Many associate DIY with 70s punk, but other genres offer precedents. Sun Ra and his Arkestra often made and attached their own LP labels. The 70s loft scene produced a slew of homemade recordings, reggae started as, and in some cases continues to be, a cottage industry, and the 80s No Wave scene took delight in ignoring rules of any kind. All these provide the musicians and labels in Finland with musical and organizational inspiration. Turku-based Lal lal lal Records has produced a steady stream of cassettes, vinyl singles and CD-Rs, the music leaning towards esoteric noise experiments, improvisation and surrealistic folk atmospheres. Another Turku label, Pohjoisten kukaisten äänet (Northern Flower Sounds) specializes in improvised fusions of jazz and global musics. Outa and Rikos Records are two Jyväskylä-based labels. The former releases intense free jazz, while the latter was established to document the city’s electro scene.

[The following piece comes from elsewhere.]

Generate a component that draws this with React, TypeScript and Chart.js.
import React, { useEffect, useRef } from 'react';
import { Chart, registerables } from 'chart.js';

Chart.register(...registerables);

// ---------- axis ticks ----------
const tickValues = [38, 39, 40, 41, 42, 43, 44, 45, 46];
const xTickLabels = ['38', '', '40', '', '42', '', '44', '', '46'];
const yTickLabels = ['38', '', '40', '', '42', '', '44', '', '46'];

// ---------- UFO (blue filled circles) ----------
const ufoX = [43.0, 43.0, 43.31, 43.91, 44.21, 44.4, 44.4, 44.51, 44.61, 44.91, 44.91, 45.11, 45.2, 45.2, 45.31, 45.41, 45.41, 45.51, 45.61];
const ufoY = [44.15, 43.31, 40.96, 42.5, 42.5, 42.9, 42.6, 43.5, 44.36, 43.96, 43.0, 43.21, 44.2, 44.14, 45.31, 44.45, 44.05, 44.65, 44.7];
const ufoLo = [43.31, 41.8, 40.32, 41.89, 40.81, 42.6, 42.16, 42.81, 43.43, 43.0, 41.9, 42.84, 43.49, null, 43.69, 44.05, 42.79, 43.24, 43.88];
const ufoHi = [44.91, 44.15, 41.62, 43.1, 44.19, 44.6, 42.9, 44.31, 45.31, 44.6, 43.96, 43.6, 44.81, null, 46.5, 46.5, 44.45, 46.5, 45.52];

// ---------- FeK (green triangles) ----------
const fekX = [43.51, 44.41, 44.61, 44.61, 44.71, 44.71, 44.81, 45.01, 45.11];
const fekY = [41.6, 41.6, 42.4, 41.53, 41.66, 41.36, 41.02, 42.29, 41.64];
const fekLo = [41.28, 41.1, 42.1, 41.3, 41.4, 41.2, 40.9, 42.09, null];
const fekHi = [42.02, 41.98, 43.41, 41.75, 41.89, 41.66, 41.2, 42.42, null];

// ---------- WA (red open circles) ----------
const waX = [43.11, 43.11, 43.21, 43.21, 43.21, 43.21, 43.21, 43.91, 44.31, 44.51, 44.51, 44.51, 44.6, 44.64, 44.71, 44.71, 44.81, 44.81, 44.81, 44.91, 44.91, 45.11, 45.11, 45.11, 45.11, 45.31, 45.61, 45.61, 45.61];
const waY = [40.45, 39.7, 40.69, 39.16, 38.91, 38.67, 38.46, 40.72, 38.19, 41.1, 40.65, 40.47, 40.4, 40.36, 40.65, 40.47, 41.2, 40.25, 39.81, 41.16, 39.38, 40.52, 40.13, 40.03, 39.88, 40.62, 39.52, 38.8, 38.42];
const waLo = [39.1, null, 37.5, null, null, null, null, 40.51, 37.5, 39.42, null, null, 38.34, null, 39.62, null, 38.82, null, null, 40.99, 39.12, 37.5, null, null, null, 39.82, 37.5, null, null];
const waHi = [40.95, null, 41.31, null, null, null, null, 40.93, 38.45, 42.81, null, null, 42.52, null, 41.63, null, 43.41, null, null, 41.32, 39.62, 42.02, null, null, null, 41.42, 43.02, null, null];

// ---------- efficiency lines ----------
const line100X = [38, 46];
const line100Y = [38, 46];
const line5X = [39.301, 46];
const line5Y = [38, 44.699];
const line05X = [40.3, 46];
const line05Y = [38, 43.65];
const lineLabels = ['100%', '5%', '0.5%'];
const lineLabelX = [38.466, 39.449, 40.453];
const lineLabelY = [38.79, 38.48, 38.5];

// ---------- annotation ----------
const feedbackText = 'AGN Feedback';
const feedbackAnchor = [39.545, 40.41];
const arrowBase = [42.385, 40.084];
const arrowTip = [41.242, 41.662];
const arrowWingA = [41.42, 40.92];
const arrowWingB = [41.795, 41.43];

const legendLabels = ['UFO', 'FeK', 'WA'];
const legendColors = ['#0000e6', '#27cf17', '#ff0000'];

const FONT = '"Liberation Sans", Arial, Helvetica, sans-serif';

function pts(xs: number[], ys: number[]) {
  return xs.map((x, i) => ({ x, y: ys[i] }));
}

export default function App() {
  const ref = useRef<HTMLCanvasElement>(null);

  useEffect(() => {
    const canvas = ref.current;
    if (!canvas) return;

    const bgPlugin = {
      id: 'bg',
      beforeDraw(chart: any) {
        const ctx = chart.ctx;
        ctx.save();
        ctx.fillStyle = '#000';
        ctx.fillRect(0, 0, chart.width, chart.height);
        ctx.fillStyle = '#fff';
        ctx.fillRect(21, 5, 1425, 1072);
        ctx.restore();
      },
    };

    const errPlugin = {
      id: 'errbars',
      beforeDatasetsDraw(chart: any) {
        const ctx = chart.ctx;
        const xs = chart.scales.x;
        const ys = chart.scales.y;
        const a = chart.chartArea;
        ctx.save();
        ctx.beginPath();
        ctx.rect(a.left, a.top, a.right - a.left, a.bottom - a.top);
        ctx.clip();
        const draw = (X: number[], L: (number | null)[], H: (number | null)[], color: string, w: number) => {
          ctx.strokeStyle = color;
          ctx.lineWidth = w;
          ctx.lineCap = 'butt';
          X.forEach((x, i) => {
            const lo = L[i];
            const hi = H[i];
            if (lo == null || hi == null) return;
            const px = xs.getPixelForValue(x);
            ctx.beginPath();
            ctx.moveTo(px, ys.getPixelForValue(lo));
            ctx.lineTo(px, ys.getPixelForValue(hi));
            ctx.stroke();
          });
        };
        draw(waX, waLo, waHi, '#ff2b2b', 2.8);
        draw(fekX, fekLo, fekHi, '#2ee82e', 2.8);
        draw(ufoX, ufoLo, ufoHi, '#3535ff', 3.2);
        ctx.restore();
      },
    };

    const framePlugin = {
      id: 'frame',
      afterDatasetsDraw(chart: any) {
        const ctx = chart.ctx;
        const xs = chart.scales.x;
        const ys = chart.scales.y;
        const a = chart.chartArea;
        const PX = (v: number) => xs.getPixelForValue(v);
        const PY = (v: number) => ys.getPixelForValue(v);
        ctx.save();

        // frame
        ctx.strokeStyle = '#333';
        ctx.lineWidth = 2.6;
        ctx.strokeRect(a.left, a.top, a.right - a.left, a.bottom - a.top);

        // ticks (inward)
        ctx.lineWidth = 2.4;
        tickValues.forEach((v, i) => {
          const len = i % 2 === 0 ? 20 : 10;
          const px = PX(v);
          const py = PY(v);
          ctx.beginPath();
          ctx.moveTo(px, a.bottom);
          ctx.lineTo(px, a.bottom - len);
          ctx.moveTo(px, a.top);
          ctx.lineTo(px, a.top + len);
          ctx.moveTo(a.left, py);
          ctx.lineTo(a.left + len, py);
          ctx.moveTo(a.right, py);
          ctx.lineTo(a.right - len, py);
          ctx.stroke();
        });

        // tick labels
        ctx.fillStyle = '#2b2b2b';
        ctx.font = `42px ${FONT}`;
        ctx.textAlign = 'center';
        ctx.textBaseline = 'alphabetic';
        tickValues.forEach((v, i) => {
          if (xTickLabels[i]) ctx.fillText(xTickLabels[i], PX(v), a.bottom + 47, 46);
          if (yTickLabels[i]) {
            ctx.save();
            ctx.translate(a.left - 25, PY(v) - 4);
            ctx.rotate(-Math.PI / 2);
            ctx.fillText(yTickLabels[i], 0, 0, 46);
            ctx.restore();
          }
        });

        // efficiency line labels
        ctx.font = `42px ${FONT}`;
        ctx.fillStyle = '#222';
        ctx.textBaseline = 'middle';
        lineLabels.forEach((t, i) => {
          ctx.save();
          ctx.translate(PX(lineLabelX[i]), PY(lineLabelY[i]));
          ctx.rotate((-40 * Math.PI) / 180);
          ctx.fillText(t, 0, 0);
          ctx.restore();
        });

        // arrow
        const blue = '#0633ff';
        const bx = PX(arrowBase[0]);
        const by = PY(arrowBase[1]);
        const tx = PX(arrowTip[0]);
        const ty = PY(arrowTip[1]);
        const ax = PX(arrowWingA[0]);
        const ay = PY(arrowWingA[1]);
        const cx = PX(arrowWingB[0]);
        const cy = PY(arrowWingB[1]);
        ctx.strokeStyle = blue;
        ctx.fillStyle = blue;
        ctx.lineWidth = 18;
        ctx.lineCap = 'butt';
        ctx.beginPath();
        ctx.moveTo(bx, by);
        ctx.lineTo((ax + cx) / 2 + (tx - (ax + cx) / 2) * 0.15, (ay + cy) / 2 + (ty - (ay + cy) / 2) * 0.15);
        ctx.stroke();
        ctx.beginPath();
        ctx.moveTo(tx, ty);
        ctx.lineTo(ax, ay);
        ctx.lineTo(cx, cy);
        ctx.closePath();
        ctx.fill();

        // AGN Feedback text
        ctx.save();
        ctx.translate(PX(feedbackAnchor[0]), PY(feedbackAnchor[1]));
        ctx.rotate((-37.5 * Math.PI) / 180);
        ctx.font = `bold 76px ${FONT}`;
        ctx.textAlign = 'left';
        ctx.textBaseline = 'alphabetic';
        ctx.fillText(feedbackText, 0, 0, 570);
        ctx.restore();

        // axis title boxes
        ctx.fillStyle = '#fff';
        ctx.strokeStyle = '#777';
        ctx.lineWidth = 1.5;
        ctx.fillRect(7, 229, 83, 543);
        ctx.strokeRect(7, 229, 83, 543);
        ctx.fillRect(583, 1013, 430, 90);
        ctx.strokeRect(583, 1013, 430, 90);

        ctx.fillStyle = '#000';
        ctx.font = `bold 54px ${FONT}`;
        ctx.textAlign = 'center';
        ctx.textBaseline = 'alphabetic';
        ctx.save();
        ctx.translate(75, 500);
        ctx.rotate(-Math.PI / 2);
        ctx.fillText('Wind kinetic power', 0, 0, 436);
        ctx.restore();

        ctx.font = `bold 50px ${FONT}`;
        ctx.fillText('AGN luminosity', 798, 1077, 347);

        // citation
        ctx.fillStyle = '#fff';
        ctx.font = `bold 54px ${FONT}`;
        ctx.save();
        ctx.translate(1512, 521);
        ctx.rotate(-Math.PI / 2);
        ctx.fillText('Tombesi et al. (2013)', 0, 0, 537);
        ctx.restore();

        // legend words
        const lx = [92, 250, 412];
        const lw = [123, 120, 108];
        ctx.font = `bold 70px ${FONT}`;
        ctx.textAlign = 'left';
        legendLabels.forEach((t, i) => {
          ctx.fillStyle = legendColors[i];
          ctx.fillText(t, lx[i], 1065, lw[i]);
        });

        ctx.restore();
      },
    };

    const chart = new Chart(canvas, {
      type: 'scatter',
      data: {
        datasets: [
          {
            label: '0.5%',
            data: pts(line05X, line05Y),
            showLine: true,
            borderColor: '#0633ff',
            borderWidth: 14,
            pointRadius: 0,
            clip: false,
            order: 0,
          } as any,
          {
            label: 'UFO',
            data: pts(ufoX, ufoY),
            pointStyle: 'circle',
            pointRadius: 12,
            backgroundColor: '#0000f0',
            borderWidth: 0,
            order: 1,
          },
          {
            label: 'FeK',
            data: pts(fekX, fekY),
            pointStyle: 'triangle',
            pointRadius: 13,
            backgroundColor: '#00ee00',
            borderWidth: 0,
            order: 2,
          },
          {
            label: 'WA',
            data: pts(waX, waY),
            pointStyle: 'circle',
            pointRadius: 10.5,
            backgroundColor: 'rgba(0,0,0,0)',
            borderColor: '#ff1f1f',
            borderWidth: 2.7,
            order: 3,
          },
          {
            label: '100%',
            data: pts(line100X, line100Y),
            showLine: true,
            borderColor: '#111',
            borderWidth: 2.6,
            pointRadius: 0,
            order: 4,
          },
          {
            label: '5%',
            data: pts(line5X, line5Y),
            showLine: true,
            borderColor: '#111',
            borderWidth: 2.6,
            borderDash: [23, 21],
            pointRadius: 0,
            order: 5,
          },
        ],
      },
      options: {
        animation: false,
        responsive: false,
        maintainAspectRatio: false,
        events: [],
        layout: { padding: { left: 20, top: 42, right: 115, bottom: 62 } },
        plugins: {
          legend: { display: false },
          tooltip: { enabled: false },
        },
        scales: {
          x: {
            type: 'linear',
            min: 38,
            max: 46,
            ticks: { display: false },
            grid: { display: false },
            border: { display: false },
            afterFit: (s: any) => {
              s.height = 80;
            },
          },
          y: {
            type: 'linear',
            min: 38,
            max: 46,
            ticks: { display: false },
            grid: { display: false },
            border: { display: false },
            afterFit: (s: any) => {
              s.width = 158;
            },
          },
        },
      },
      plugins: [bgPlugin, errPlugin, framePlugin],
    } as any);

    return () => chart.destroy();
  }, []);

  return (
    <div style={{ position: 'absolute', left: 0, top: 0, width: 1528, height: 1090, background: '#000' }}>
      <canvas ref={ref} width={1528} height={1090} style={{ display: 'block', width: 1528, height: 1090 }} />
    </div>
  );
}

So we should not fear technological progress or globalization, for those forces make it possible to hear these strangely wonderful sounds. These recordings take us into intimate spaces - some contemplative, some mystical, some inspiring and others downright disturbing. They knock at the doors of our musical preconceptions, then crash through them with maniacal glee.
Label and Band Web sites: Lal lal lal , Outa , Rikos , Mother Goose , Eclipse Records (American distributor for Lal lal lal and POK)
Quick Link Index
7”s and 45 rpms
7”s and 45 rpms
Lauhkeat Lampat (POK)
The brothers Tolvi, Antti and Jaako, from Rauhan Orkesteri , weave a meditative tapestry that blends their passions: free jazz and Eastern musics. On the B-side Jaako first lays down a bubbling tabla groove while Antti uses the deep tones of his bass recorder as both rhythm and melody, until they culminate in a free, cluttered dialogue of vocal spasms, shakers and tiny tabla bursts. They stay reflective on the A-side, Anti blowing long, vocalized tones over bells, slides on the tabla’s bass drum and rapid comments from the treble. LL refracts world music through the brothers’ own ecstatic, idiosyncratic communication.

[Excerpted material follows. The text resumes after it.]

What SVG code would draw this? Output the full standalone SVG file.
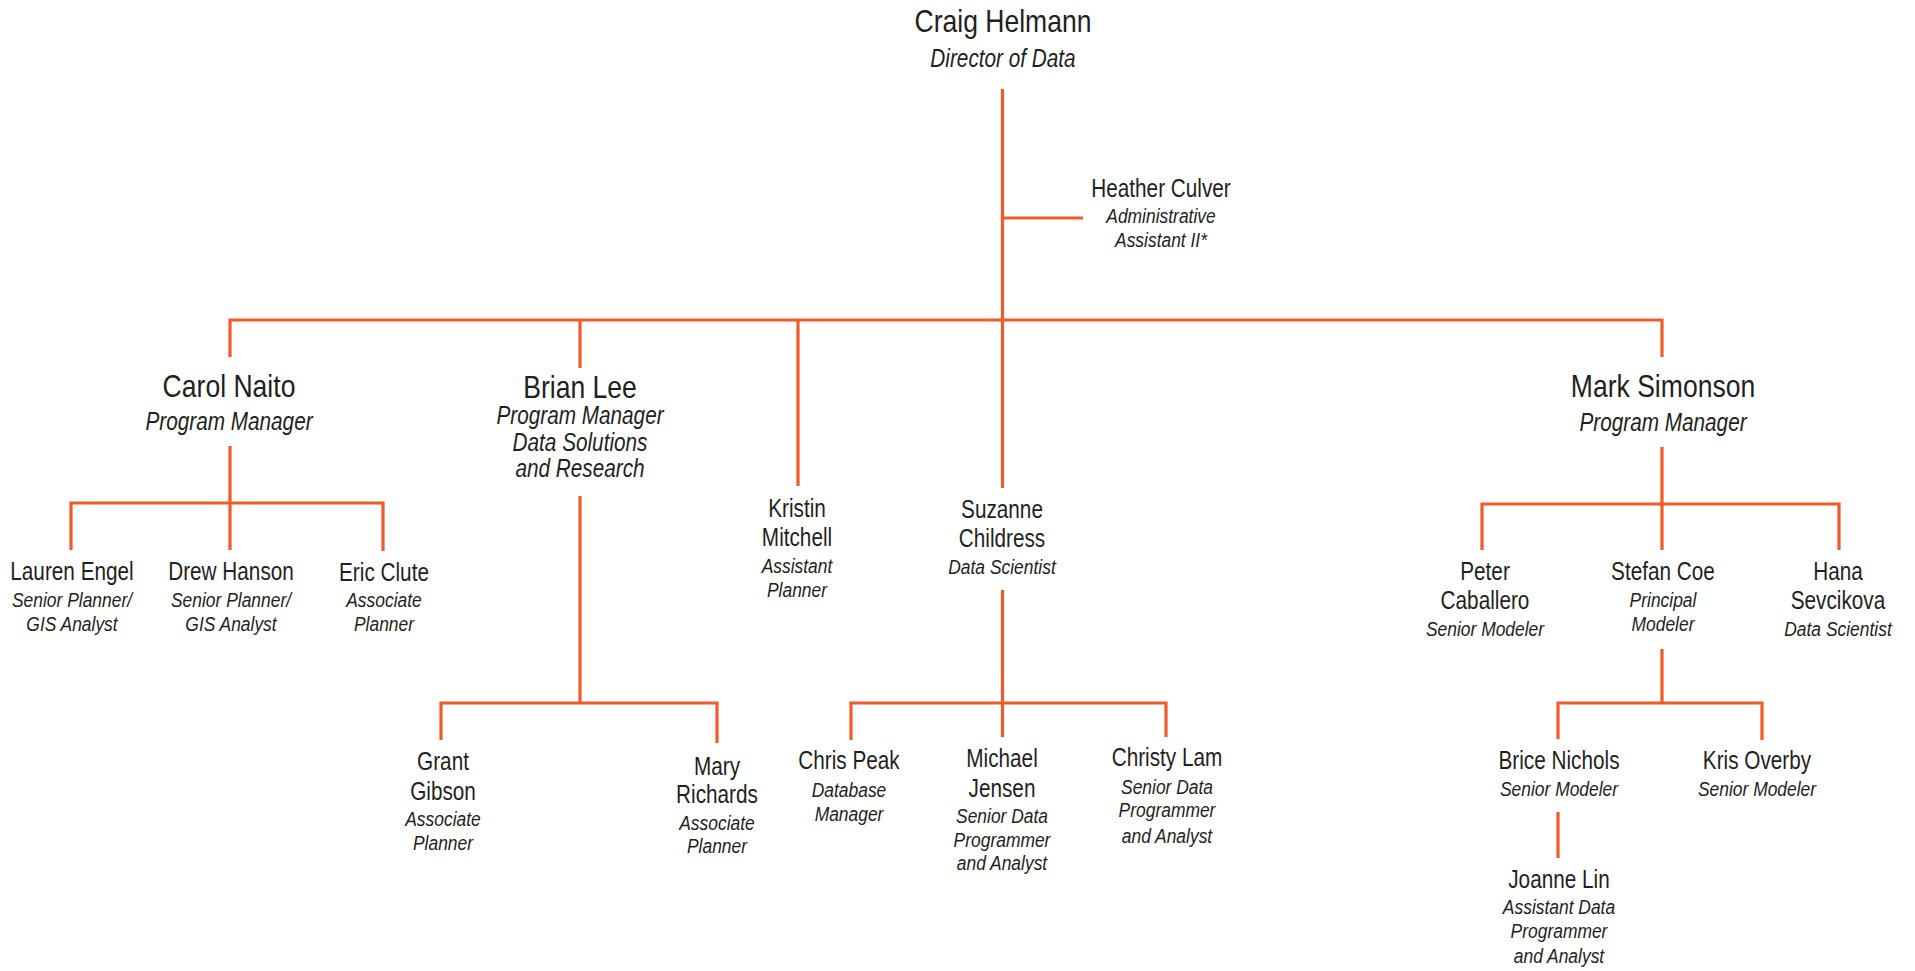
<svg xmlns="http://www.w3.org/2000/svg" width="1915" height="971" viewBox="0 0 1915 971">
<style>
text{font-family:"Liberation Sans",Arial,sans-serif;fill:#231f20;text-anchor:middle}
.n1{font-size:32px}
.t1{font-size:25px;font-style:italic}
.n2{font-size:25px}
.t2{font-size:21px;font-style:italic}
.c{fill:none;stroke:#f15a29;stroke-width:3.2;stroke-linecap:butt;stroke-linejoin:miter}
</style>
<rect width="1915" height="971" fill="#fff"/>
<g id="connectors" class="c">
<path d="M1002.5,89V488"/>
<path d="M1002.5,218H1083"/>
<path d="M230,357V320H1662V357"/>
<path d="M580,320V368"/>
<path d="M798,320V486"/>
<path d="M230,446V503"/>
<path d="M71,550V503H383V551"/>
<path d="M230,503V550"/>
<path d="M580,496V703"/>
<path d="M441,740V703H717V743"/>
<path d="M1002.5,590V703"/>
<path d="M851,740V703H1166V737"/>
<path d="M1002.5,703V737"/>
<path d="M1662,447V504"/>
<path d="M1482,550V504H1839V550"/>
<path d="M1662,504V550"/>
<path d="M1662,649V703"/>
<path d="M1558,739V703H1762V740"/>
<path d="M1558,812V858"/>
</g>
<g id="craig" transform="translate(1003 0) scale(.83 1)"><text class="n1" x="0" y="32">Craig Helmann</text><text class="t1" x="0" y="67">Director of Data</text></g>
<g id="heather" transform="translate(1161 0) scale(.83 1)"><text class="n2" x="0" y="197">Heather Culver</text><text class="t2" x="0" y="223">Administrative</text><text class="t2" x="0" y="247">Assistant II*</text></g>
<g id="carol" transform="translate(229 0) scale(.83 1)"><text class="n1" x="0" y="397">Carol Naito</text><text class="t1" x="0" y="430">Program Manager</text></g>
<g id="brian" transform="translate(580 0) scale(.83 1)"><text class="n1" x="0" y="398">Brian Lee</text><text class="t1" x="0" y="424">Program Manager</text><text class="t1" x="0" y="451">Data Solutions</text><text class="t1" x="0" y="477">and Research</text></g>
<g id="mark" transform="translate(1663 0) scale(.83 1)"><text class="n1" x="0" y="397">Mark Simonson</text><text class="t1" x="0" y="431">Program Manager</text></g>
<g id="lauren" transform="translate(72 0) scale(.83 1)"><text class="n2" x="0" y="580">Lauren Engel</text><text class="t2" x="0" y="607">Senior Planner/</text><text class="t2" x="0" y="631">GIS Analyst</text></g>
<g id="drew" transform="translate(231 0) scale(.83 1)"><text class="n2" x="0" y="580">Drew Hanson</text><text class="t2" x="0" y="607">Senior Planner/</text><text class="t2" x="0" y="631">GIS Analyst</text></g>
<g id="eric" transform="translate(384 0) scale(.83 1)"><text class="n2" x="0" y="581">Eric Clute</text><text class="t2" x="0" y="607">Associate</text><text class="t2" x="0" y="631">Planner</text></g>
<g id="kristin" transform="translate(797 0) scale(.83 1)"><text class="n2" x="0" y="517">Kristin</text><text class="n2" x="0" y="546">Mitchell</text><text class="t2" x="0" y="573">Assistant</text><text class="t2" x="0" y="597">Planner</text></g>
<g id="suzanne" transform="translate(1002 0) scale(.83 1)"><text class="n2" x="0" y="518">Suzanne</text><text class="n2" x="0" y="547">Childress</text><text class="t2" x="0" y="574">Data Scientist</text></g>
<g id="grant" transform="translate(443 0) scale(.83 1)"><text class="n2" x="0" y="770">Grant</text><text class="n2" x="0" y="800">Gibson</text><text class="t2" x="0" y="826">Associate</text><text class="t2" x="0" y="850">Planner</text></g>
<g id="mary" transform="translate(717 0) scale(.83 1)"><text class="n2" x="0" y="775">Mary</text><text class="n2" x="0" y="803">Richards</text><text class="t2" x="0" y="830">Associate</text><text class="t2" x="0" y="853">Planner</text></g>
<g id="chris" transform="translate(849 0) scale(.83 1)"><text class="n2" x="0" y="769">Chris Peak</text><text class="t2" x="0" y="797">Database</text><text class="t2" x="0" y="821">Manager</text></g>
<g id="michael" transform="translate(1002 0) scale(.83 1)"><text class="n2" x="0" y="767">Michael</text><text class="n2" x="0" y="797">Jensen</text><text class="t2" x="0" y="823">Senior Data</text><text class="t2" x="0" y="847">Programmer</text><text class="t2" x="0" y="870">and Analyst</text></g>
<g id="christy" transform="translate(1167 0) scale(.83 1)"><text class="n2" x="0" y="766">Christy Lam</text><text class="t2" x="0" y="794">Senior Data</text><text class="t2" x="0" y="817">Programmer</text><text class="t2" x="0" y="843">and Analyst</text></g>
<g id="peter" transform="translate(1485 0) scale(.83 1)"><text class="n2" x="0" y="580">Peter</text><text class="n2" x="0" y="609">Caballero</text><text class="t2" x="0" y="636">Senior Modeler</text></g>
<g id="stefan" transform="translate(1663 0) scale(.83 1)"><text class="n2" x="0" y="580">Stefan Coe</text><text class="t2" x="0" y="607">Principal</text><text class="t2" x="0" y="631">Modeler</text></g>
<g id="hana" transform="translate(1838 0) scale(.83 1)"><text class="n2" x="0" y="580">Hana</text><text class="n2" x="0" y="609">Sevcikova</text><text class="t2" x="0" y="636">Data Scientist</text></g>
<g id="brice" transform="translate(1559 0) scale(.83 1)"><text class="n2" x="0" y="769">Brice Nichols</text><text class="t2" x="0" y="796">Senior Modeler</text></g>
<g id="kris" transform="translate(1757 0) scale(.83 1)"><text class="n2" x="0" y="769">Kris Overby</text><text class="t2" x="0" y="796">Senior Modeler</text></g>
<g id="joanne" transform="translate(1559 0) scale(.83 1)"><text class="n2" x="0" y="888">Joanne Lin</text><text class="t2" x="0" y="914">Assistant Data</text><text class="t2" x="0" y="938">Programmer</text><text class="t2" x="0" y="963">and Analyst</text></g>
</svg>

Rikos started by documenting Jyväskylä’s electro scene, but this single breaks that mold with a bold combination of psychedelia and agit-pop. Their name means “Freedom Question,” and they weld the metaphysical freedom so vividly expressed in the 60s with the more political freedom endorsed in the 70s by the artists from Helsinki’s KOM-Theater. “Köyhät” (The Poor) rides a cyclical bass line buried deep in the mix of swinging ride, horns and wavering, filtered male voices. When the singer declares (in Finnish) “The Poor Win!” applause breaks out and guitar explodes to the foreground. “Marttyyrit” (Martyrs) sways in 6/8, letting a tenor sax ride freely until an abrupt break, where a cassette is heard flipping, and acoustic guitars take over. A thick booklet full of collages and free verse perfectly reflects this dense, intriguing patchwork.
The Demars (Lal lal lal)
OK, so this is demented hardcore and not jazz. The mythologizing liner notes speak of “the joy of improvisation and making a racket,” but that’s what Albert Ayler did so well, and Yakastuma Eye has made a damn fine career out of making a racket. Supposedly made by two adolescent cousins, the eight-year old lead singer spews tantrum-like stream of consciousness lyrics over speed metal drum machine beats and flailing feedback punk riffs. The Demars is kind of record that culture mavens point to and say, “See how our children are being corrupted!” They should instead be happy that the little rugrats have a hobby. I say it’s all good, demented fun.
Maniacs Dream/Muniaissymposium 1960 (Lal lal lal)
Seven inches of pure sonic weirdness. MS 1960’s side consists of five short pieces that sound like a lullaby gone evil. The voice pulled out of shape – dry, tortured screams, strangled moans, unsettling mewing, labored exhaling, – combines with strangled instruments – an accordion and a violin – to make a debauched study in wind and string textures, like music made by primates. On the flipside Maniacs Dream spews a poisonous cloud of crunching feedback, needling guitar and lumbering percussion. Their boozy swagger induces a state of drunken nirvana, without the hangover.
Mother Goose (If Society)
Mother Goose’s power trio format is classic, but their prismatic view of pop is anything but, leaning more towards perverted, clever fun. The lurid girl-watching of “Schizoid Ladies” has the lyrical bite and sonic roughness of On the Beach -era Neil Young, while “Rondo Fennoscandia” lurches like the best of Sonic Youth’s dissonant pop riffing. After three albums and one forthcoming, Mother Goose’s subversive vision of tight song structures laced with discordance remains a sinful pleasure.